InfluxData, a time-series database platform provider that already has distinct cloud and open source/on-premises versions, is adding to the stew. It is announcing upgrades to the 2.0 generation of the open source platform that includes some features borrowing from its cloud offering, a smattering of incremental updates, and the announcement of a new open source project that will extend InfluxData’s reach to cloud object storage.
The open source platform has now added support for Flux, the GUI-based, scripting-oriented query language initially introduced with the InfluxDB Cloud 2.0 platform last spring. It’s very much a departure from the original InfluxQL that was a more declarative SQL-like language. It’s also a departure from rivals like Timescale and Amazon Timestream that have heavily embraced SQL
InfluxData’s rationale is that a scripting-oriented language, even if it is simplified with a drag and drop front end, is a lot more powerful when building analytic queries on time series data. Nonetheless, InfluxData is not pulling the plug on InfluxQL. Hold that thought.
Also part of this release, InfluxData is releasing jumpstart templates, which consist of single file-monitoring configurations for common use cases such as network and IoT sensor monitoring. This comes from a strategy of meeting users where they live – may as well make core use cases easier.
And then there is announcement of yet another new front in the war. InfluxData is unveiling IOx. It would extend the platform’s reach to data stored in Parquet format in cloud object storage. As envisioned, IOx would embrace a modern cloud-native architecture by separating storage from compute. Storage would act as the durability layer, while query, ingest, and indexing servers run in stateless Kubernetes clusters, with a management layer up top to maintain state and keep the whole operation sane. It would build atop existing open source building blocks including Apache Arrow Flight for marshalling data for high-speed transport.

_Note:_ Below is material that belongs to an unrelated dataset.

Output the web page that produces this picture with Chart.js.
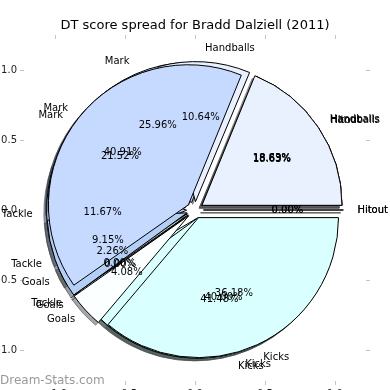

Down the road, we would also assume that the project would develop APIs that could both subscribe to PubSub feeds from Kafka, or as part of change data streaming, publish update feeds from the database. There will be different APIs so you can query IOx, or whatever InfluxData brands as the commercially supported version of this open source project, with the language of your choice. Also, down the road, we wouldn’t be surprised if the project got renamed, as a Google search of IOx today brings up Cisco’s IoT application environment.
Our concern is that, for a modest sized company, InfluxData is juggling multiple data platforms. For now, there is the classic InfluxData platform, that now has a 2.0 version; two generations of cloud platforms; and now, a new project that adds yet another engine to extend InfluxData’s reach to cloud object storage with a cloud-native architecture. That’s a lot of targets for a single technology vendor that is not the size of AWS or Microsoft to support. InfluxData claims it has the resources to push this forward, having not even dipped into the $60M Series-D funding they secured back in February 2019. But it’s not just resources, but the ability to focus, which gets challenging when there are lots of platforms or engines to juggle.
Keep in mind that the InfluxDB platform is arguably the most popular open source time series database out there, with the company estimating over 400,000 daily active instances out there in the wild. No wonder there are third parties getting into the act, hosting their own InfluxDB clouds.
We’ll start with our own confusion – there are two InfluxData 2.0 platforms. When InfluxData 2.0 was introduced to us a year ago, it was positioned as the cloud-native successor to InfluxDB 1.0, and that the Influx QL query language was being deprecated. We assumed that InfluxCloud 2.0 would become the future design point for InfluxData’s platforms. InfluxData characterizes the two 2.0-version platforms (cloud and open source) as “complementary,” that are optimized for different use cases. The open source platform is single node, good for local and edge deployments, while the cloud is designed for scaling.
At the time, we observed that asking customers of a popular platform to make a jump to a new version with (at the time) limited backward compatibility was a riverboat gamble. We were also told at the time that InfluxQL was being deprecated. Since then, the existing customer base responded with, in effect, “Not so fast.” InfluxData will keep InfluxQL alive with APIs.
Clearly, the extension of common APIs and support of Flux on the current platform are positive steps toward providing a bridging strategy. APIs are popular ways of making cloud data platforms extensible and to the developer/user, it will make InfluxData’s platforms extensible to different audiences. But in the cases of Azure Cosmos DB; Google Cloud Firestore and Spanner; and with announcement of the new Stargate open source project, DataStax and Cassandra, they are with different APIs that expose the same underlying storage engine. In contrast, InfluxData is pulling this off with multiple storage engines in a manner reminiscent of MariaDB – it’s clearly the more challenging road.
We would have preferred that InfluxData adopt a more active platform convergence strategy that would have centered on a more singular target, InfluxCloud 2.0, with the assumption that the meeting of the paths would not happen overnight. And we would have liked the cloud platform to have been imagined for an extensible future for supporting different time series data types beyond logs and metrics, and with federated query to cloud storage in mind. We would have preferred that to devising new query and storage engines after the fact.